It’s Christmas Eve at the Chateau de Chinon in 1183 (its pictured above as it looks today) — 6 years before Henry II’s death and his son Richard’s ascent to the throne ( ten years later, followed by youngest son John). Henry’s estranged wife Eleanor of Aquitaine has been freed from prison in London to come to Christmas court — and therein follows a (very fictional) account of a dysfunctional monarch family holiday, complete with mistress, quarreling brothers, and a fascinating look at a medieval royal family in upheaval (the play foreshadows eventual real-life history of who kills whom). It is said that the family members spend more time together in the same room in this play than they did in real life.
And that sets the stage for the delicious production of The Lion in Winter at the Williamston Theatre in collaboration with the theater department at Michigan State University. And oh, what a fantastic production this is! John Lepard has directed with a deft hand and a clear understanding of the history underlying the dramedy. Its a chess game played out with very real eventual consequences. He also understands the very funny script and the laughs abound throughout this production. Perfectly paced, two and a half hours fly by in what seems half that time.

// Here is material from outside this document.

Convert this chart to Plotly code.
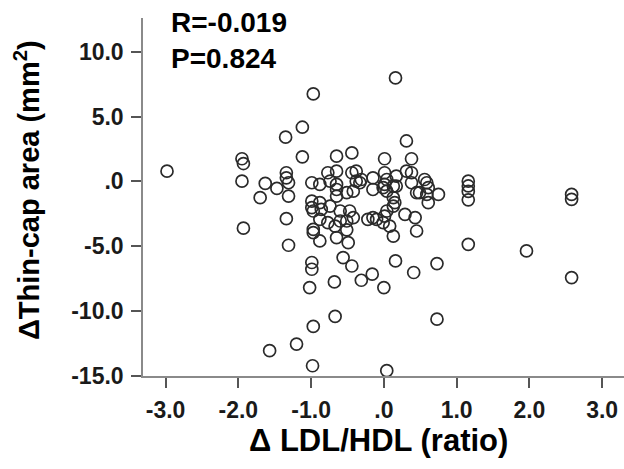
import plotly.graph_objects as go

# Δ LDL/HDL (ratio) and Δ Thin-cap area (mm²)
delta_ldl_hdl = [
    -2.98, -0.97, -1.12, -1.35, -1.95, -1.93, -1.95, -1.12, -0.65, -0.44,
    -1.63, -1.47, -1.34, -1.34, -1.31, -1.70, -1.31, -1.34, -1.93, -1.31,
    -0.99, -0.88, -0.77, -0.65, -0.74, -0.65, -0.65, -0.65, -0.44, -0.38,
    -0.31, -0.38, -0.42, -0.51, -0.99, -0.99, -0.97, -0.88, -0.86, -0.74,
    -0.60, -0.47, -0.97, -0.88, -0.77, -0.67, -0.60, -0.51, -0.51, -0.42,
    -0.22, -0.97, -0.88, -0.65, -0.49, -0.99, -0.99, -1.02, -0.68, -0.56,
    -0.44, -0.31, -0.16, -0.67, -0.97, -1.20, -1.57, -0.98, 0.00, 0.04,
    0.16, 0.31, 0.01, 0.38, 0.01, 0.04, 0.01, -0.01, 0.04, -0.15,
    -0.33, -0.15, 0.17, 0.17, 0.31, 0.38, 0.38, 0.56, 0.59, 0.61,
    0.49, 0.59, 0.75, 0.61, 1.16, 1.16, 1.16, 1.16, 2.58, 2.58,
    1.16, 1.96, 2.58, 0.73, 0.73, 0.16, 0.41, 0.45, 0.13, 0.13,
    0.13, 0.45, 0.29, 0.43, -0.15, -0.10, 0.01, 0.04, 0.13, 0.15,
    0.08, -0.01,
]
delta_thin_cap = [
    0.79, 6.75, 4.18, 3.41, 1.75, 1.38, 0.02, 1.90, 1.95, 2.20,
    -0.15, -0.54, 0.67, 0.28, -0.10, -1.25, -1.13, -2.87, -3.60, -4.92,
    -0.10, -0.23, 0.67, 0.79, 0.02, -0.23, -0.62, -1.13, 0.67, 0.79,
    0.15, 0.02, -0.75, -0.87, -1.52, -2.02, -2.28, -1.64, -2.15, -1.90,
    -2.28, -2.28, -3.69, -2.92, -3.18, -3.44, -3.05, -3.05, -3.73, -2.79,
    -2.92, -3.95, -4.59, -4.33, -4.72, -6.25, -6.77, -8.18, -7.75, -5.87,
    -6.52, -7.62, -7.15, -10.41, -11.18, -12.54, -13.05, -14.21, -8.18, -14.59,
    7.98, 3.12, 1.75, 1.75, 0.67, 0.15, -0.23, -0.48, -0.75, 0.28,
    -0.10, -0.62, 0.41, -0.36, 0.79, 0.67, -0.10, 0.15, -0.10, -0.48,
    -0.87, -1.00, -1.00, -1.64, 0.02, -0.35, -0.77, -1.42, -1.00, -1.38,
    -4.85, -5.36, -7.41, -6.33, -10.62, -6.13, -7.02, -3.82, -4.21, -1.25,
    -0.36, -0.87, -2.54, -2.79, -2.79, -2.92, -2.67, -2.28, -1.90, -1.64,
    -3.44, -3.18,
]

x_tickvals = [-3, -2, -1, 0, 1, 2, 3]
x_ticktext = ["-3.0", "-2.0", "-1.0", ".0", "1.0", "2.0", "3.0"]
y_tickvals = [-15, -10, -5, 0, 5, 10]
y_ticktext = ["-15.0", "-10.0", "-5.0", ".0", "5.0", "10.0"]

stats_lines = ["R=-0.019", "P=0.824"]
x_title = "\u0394 LDL/HDL (ratio)"
y_title = "\u0394Thin-cap area (mm<sup>2</sup>)"

FONT = "Liberation Sans, Arial, Helvetica, sans-serif"

fig = go.Figure()
fig.add_trace(go.Scatter(
    x=delta_ldl_hdl, y=delta_thin_cap, mode="markers",
    marker=dict(symbol="circle-open", size=12, color="#2a2a2a",
                line=dict(width=1.7, color="#2a2a2a")),
    showlegend=False, hoverinfo="skip",
))

axis_common = dict(
    showgrid=False, zeroline=False, showline=True, linecolor="#8a8a8a",
    linewidth=1.5, ticks="outside", ticklen=10, tickwidth=2, tickcolor="#555555",
    ticklabelstandoff=3,
    tickfont=dict(family=FONT, size=23, color="#1a1a1a", weight="bold"),
)

fig.update_layout(
    width=624, height=469,
    margin=dict(l=143, r=0, t=18, b=93),
    paper_bgcolor="white", plot_bgcolor="white",
    font=dict(family=FONT, color="black"),
    xaxis=dict(range=[-3.31, 3.30], tickvals=x_tickvals, ticktext=x_ticktext,
               **axis_common),
    yaxis=dict(range=[-15, 12.6], tickvals=y_tickvals, ticktext=y_ticktext,
               **axis_common),
    annotations=[
        dict(text="<br>".join("<b>" + s + "</b>" for s in stats_lines),
             xref="paper", yref="paper", x=0.054, y=1.035,
             xanchor="left", yanchor="top", align="left", showarrow=False,
             font=dict(family=FONT, size=28, color="black")),
        dict(text="<b>" + x_title + "</b>", xref="paper", yref="paper",
             x=(378 - 143) / 481, y=-(440 - 376) / 358,
             xanchor="center", yanchor="middle", showarrow=False,
             font=dict(family=FONT, size=31, color="black")),
        dict(text="<b>" + y_title + "</b>", xref="paper", yref="paper",
             x=-(143 - 27) / 481, y=(376 - 190) / 358, textangle=-90,
             xanchor="center", yanchor="middle", showarrow=False,
             font=dict(family=FONT, size=29, color="black")),
    ],
)

fig.write_html("out.html")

John Manfredi portrays King Henry II with confidence and strength. Sandra Birch plays a superb Eleanor of Aquitaine, and their scenes together sizzle. As their sons, Michael Barbour (John), Andrew Buck (Richard) and Andrew Head (Geoffrey) turn in colorful performances that reflect their eventual roles in the drama of English Monarchy. Blaine Mizer is a fine King Phillip of France, and Katie Maggart turns in an excellent performance as his sister Alais (and Henry’s lover). The ensemble work here is superb.
But what makes this production work so well is the very smooth transitions from comedy to drama, often at the drop of a hat (or a knife, to be more specific here) — the pitch-perfect ability to switch from cat-and-mouse flirting to grab-them-by-the-throat hatred. Nowhere is this better evidenced than the show’s penultimate scene set in the cellar of the castle where Henry has imprisoned his sons. Once the knives arrive, the production shifts to all-out suspense, and despite the fact that I have probably seen this play in different productions at least a half dozen times, it still sent a shiver down my spine. Superb work all around, and it all starts with Lepard’s solid direction.
I had a very fun time at this show — I studied French history and love the way British and French storylines intersect in this show — and I can honestly say it is the superlative version of any I have seen. Bravo, Williamston and MSU.